One might attribute this repeated clumsiness to the fact that Bill Clinton is getting old.... But let’s remember that Clinton caused similar problems for Hillary in 2008. There was the time he tried to diminish Obama’s victory in South Carolina by noting that Jesse Jackson won there as well. The time he described the idea that Obama had gotten the Iraq war right as “the biggest fairy tale I’ve ever seen.” The time -- it hurts to remember it -- when he complained that the Obama campaign “played the race card on me.”
So Bill lost it a long time ago? Maybe not:
And yet ... once Hillary had lost and Bill Clinton was supporting Obama, the sloppiness ceased and he was back to performing superbly. (Witness, for example, his celebrated speech at the 2008 Democratic convention.) It is somehow only when he is working on his wife’s behalf that he veers into sabotage.
Well, maybe that's true -- although I did find this in September 2008:
Via Ben Smith, Bill Clinton tells CNN's Larry King in an interview about his plans to help Obama win Florida:
"You know, they think that because of who I am and where my politic[al] base has traditionally been, they may want me to go sort of hustle up what Lawton Chiles used to call the 'cracker vote' there."
Ouch.

That interview took place several weeks after the convention; Clinton was explaining to King why he hadn't been campaigning much for Obama. (He said he was waiting until the Jewish holidays were over.) He didn't make a joint appearance with Obama until five days before the election.
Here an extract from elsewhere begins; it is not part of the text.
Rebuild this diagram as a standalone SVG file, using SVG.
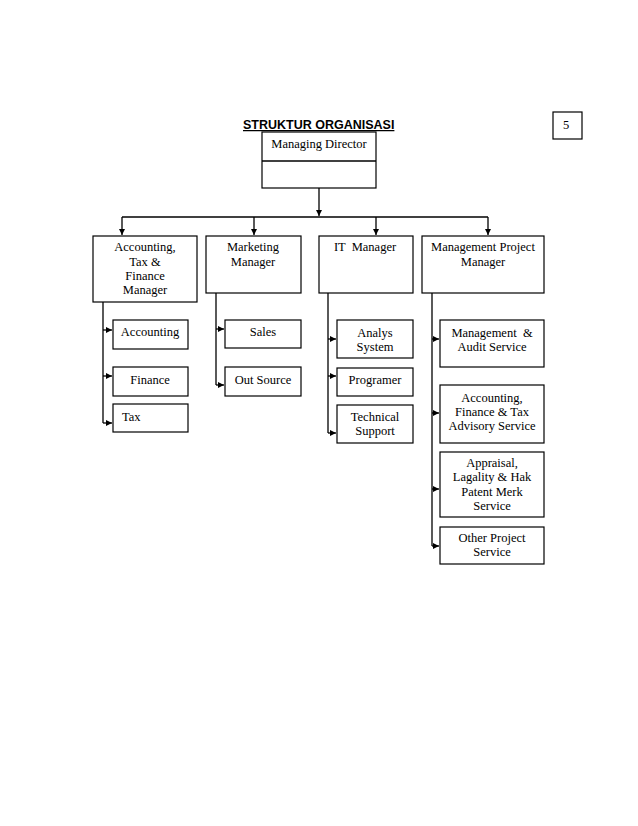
<svg xmlns="http://www.w3.org/2000/svg" width="638" height="826" viewBox="0 0 638 826">
<style>
.b{fill:#fff;stroke:#000;stroke-width:1.2}
.t{font-family:"Liberation Serif","Times New Roman",serif;font-size:12.5px;fill:#000;text-anchor:middle}
.s{text-anchor:start}
.l{fill:none;stroke:#000;stroke-width:1.3}
</style>
<defs>
<marker id="a" viewBox="0 0 8 8" refX="8" refY="4" markerWidth="6.5" markerHeight="6" markerUnits="userSpaceOnUse" orient="auto">
<path d="M0,0L8,4L0,8z" fill="#000"/>
</marker>
</defs>
<rect width="638" height="826" fill="#fff"/>
<text x="243" y="129" font-family="'Liberation Sans',Arial,sans-serif" font-weight="bold" font-size="12.5" text-decoration="underline">STRUKTUR ORGANISASI</text>
<g id="page"><rect class="b" x="553" y="112" width="29" height="27"/><text x="563" y="129" font-family="'Liberation Serif',serif" font-size="12.5">5</text></g>

<g id="connectors">
<path class="l" d="M319,188V216" marker-end="url(#a)"/>
<path class="l" d="M122,217H488"/>
<path class="l" d="M122,217V235" marker-end="url(#a)"/>
<path class="l" d="M254,217V235" marker-end="url(#a)"/>
<path class="l" d="M376,217V235" marker-end="url(#a)"/>
<path class="l" d="M488,217V235" marker-end="url(#a)"/>
<path class="l" d="M103,302V423"/>
<path class="l" d="M103,330H112" marker-end="url(#a)"/>
<path class="l" d="M103,376H112" marker-end="url(#a)"/>
<path class="l" d="M103,423H112" marker-end="url(#a)"/>
<path class="l" d="M216,293V385"/>
<path class="l" d="M216,329H224" marker-end="url(#a)"/>
<path class="l" d="M216,385H224" marker-end="url(#a)"/>
<path class="l" d="M328,293V433"/>
<path class="l" d="M328,339H336" marker-end="url(#a)"/>
<path class="l" d="M328,376H336" marker-end="url(#a)"/>
<path class="l" d="M328,433H336" marker-end="url(#a)"/>
<path class="l" d="M432,293V546"/>
<path class="l" d="M432,339H439" marker-end="url(#a)"/>
<path class="l" d="M432,413H439" marker-end="url(#a)"/>
<path class="l" d="M432,489H439" marker-end="url(#a)"/>
<path class="l" d="M432,546H439" marker-end="url(#a)"/>
</g>

<g id="md"><rect class="b" x="262" y="132" width="114" height="56"/><path class="l" d="M262,161H376"/><text class="t" x="319" y="148">Managing Director</text></g>

<g id="atf"><rect class="b" x="93" y="236" width="104" height="66"/><text class="t" x="145" y="251">Accounting,</text><text class="t" x="145" y="266">Tax &amp;</text><text class="t" x="145" y="280">Finance</text><text class="t" x="145" y="294">Manager</text></g>
<g id="mkt"><rect class="b" x="206" y="236" width="95" height="57"/><text class="t" x="253" y="251">Marketing</text><text class="t" x="253" y="266">Manager</text></g>
<g id="it"><rect class="b" x="319" y="236" width="94" height="57"/><text class="t" x="365" y="251" xml:space="preserve">IT  Manager</text></g>
<g id="mpm"><rect class="b" x="422" y="236" width="122" height="57"/><text class="t" x="483" y="251">Management Project</text><text class="t" x="483" y="266">Manager</text></g>

<g id="accounting"><rect class="b" x="113" y="320" width="75" height="29"/><text class="t" x="150" y="336">Accounting</text></g>
<g id="finance"><rect class="b" x="113" y="367" width="75" height="29"/><text class="t" x="150" y="384">Finance</text></g>
<g id="tax"><rect class="b" x="113" y="404" width="75" height="28"/><text class="t s" x="122" y="421">Tax</text></g>

<g id="sales"><rect class="b" x="225" y="320" width="76" height="28"/><text class="t" x="263" y="336">Sales</text></g>
<g id="outsource"><rect class="b" x="225" y="367" width="76" height="29"/><text class="t" x="263" y="384">Out Source</text></g>

<g id="analys"><rect class="b" x="337" y="320" width="76" height="38"/><text class="t" x="375" y="337">Analys</text><text class="t" x="375" y="351">System</text></g>
<g id="programer"><rect class="b" x="337" y="368" width="76" height="28"/><text class="t" x="375" y="384">Programer</text></g>
<g id="techsupport"><rect class="b" x="337" y="405" width="76" height="38"/><text class="t" x="375" y="421">Technical</text><text class="t" x="375" y="435">Support</text></g>

<g id="mas"><rect class="b" x="440" y="320" width="104" height="47"/><text class="t" x="492" y="337" xml:space="preserve">Management  &amp;</text><text class="t" x="492" y="351">Audit Service</text></g>
<g id="aftas"><rect class="b" x="440" y="385" width="104" height="58"/><text class="t" x="492" y="402">Accounting,</text><text class="t" x="492" y="416">Finance &amp; Tax</text><text class="t" x="492" y="430">Advisory Service</text></g>
<g id="appraisal"><rect class="b" x="440" y="452" width="104" height="65"/><text class="t" x="492" y="467">Appraisal,</text><text class="t" x="492" y="481">Lagality &amp; Hak</text><text class="t" x="492" y="496">Patent Merk</text><text class="t" x="492" y="510">Service</text></g>
<g id="other"><rect class="b" x="440" y="527" width="104" height="37"/><text class="t" x="492" y="542">Other Project</text><text class="t" x="492" y="556">Service</text></g>
</svg>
So he was less embarrassing to Obama because he was simply less of a surrogate for Obama than for his wife -- and he could be a loose cannon for Obama as well. But yes, he was more controlled on behalf of Obama -- however, maybe that's because Obama runs a tighter campaign ship and worked out ground rules with Clinton more thoroughly. It just might be harder to do that within a marriage.

But maybe Goldberg is right about the Clintons: "Either he doesn’t want her to overtake him, or he doesn’t want her to repudiate him." On the other hand, he seems to be trying to make a case for himself, as a great president and as a political sage. He doesn't think these pronouncements make him look bad; I suspect he thinks they don't look bad for his wife.

In any case, we're going into the general election with a weak, flawed, ideologically compromised nominee who can't even instill discipline in her top surrogate. And the Republicans are going into the the general election with, alomst certainly, a grotesquely awful nominee -- Cruz if not Trump. Can we please start over, with all new candidates?